The story of South Africa is also the story of Nelson Mandela, who outlasted 27 of solitary confinement on Robben Island to lead his homeland out of apartheid. But a visit to one of its impoverished and racially segregated townships will show just how much of Mandela’s work remains to be done.

For rail travel enthusiasts, South Africa also boasts two of the most luxurious tourist trains on the planet, Rovos Rail and world-famous Blue Train, which can give the Simplon-Orient Express a run for its (considerable) money.

AFRICA’S ISLANDS

Off West Africa’s Atlantic coast, the island nation of Cape Verde is home to communities that have maintained their traditions down through the ages. Their very isolation has both deprived them of and shielded them from modernization. This former Portuguese colony also celebrates its own version of Rio’s famous Carnaval.

Farther down the coast, Namibia’s Shark Island is the site of the world’s first concentration camp, built in 1900 by Germany to punish two African tribes for the “crime” of refusing to be colonized.

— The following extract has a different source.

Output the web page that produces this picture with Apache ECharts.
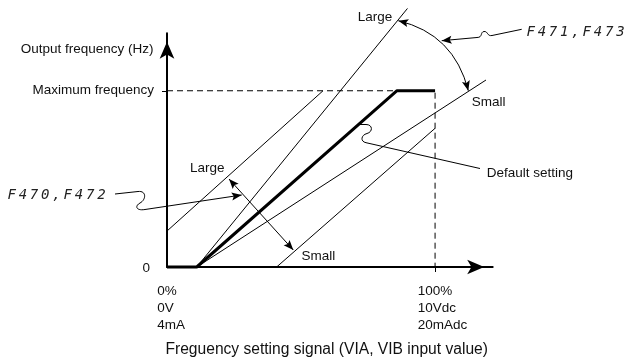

Off the coast of East Africa, the island nations of Madagascar, Mauritius and the Seychelles are great places to chill in postcard-gorgeous Indian Ocean settings. This is especially true in the Seychelles, which is diligent about keeping its 115 islands clean and beautiful.

When not kicking back at one of its all-inclusive beach resorts, you can explore the spice markets and narrow streets of the small towns of Zanzibar, which is part of Tanzania, making it a good spot to recuperate from the rigors of one of those safaris.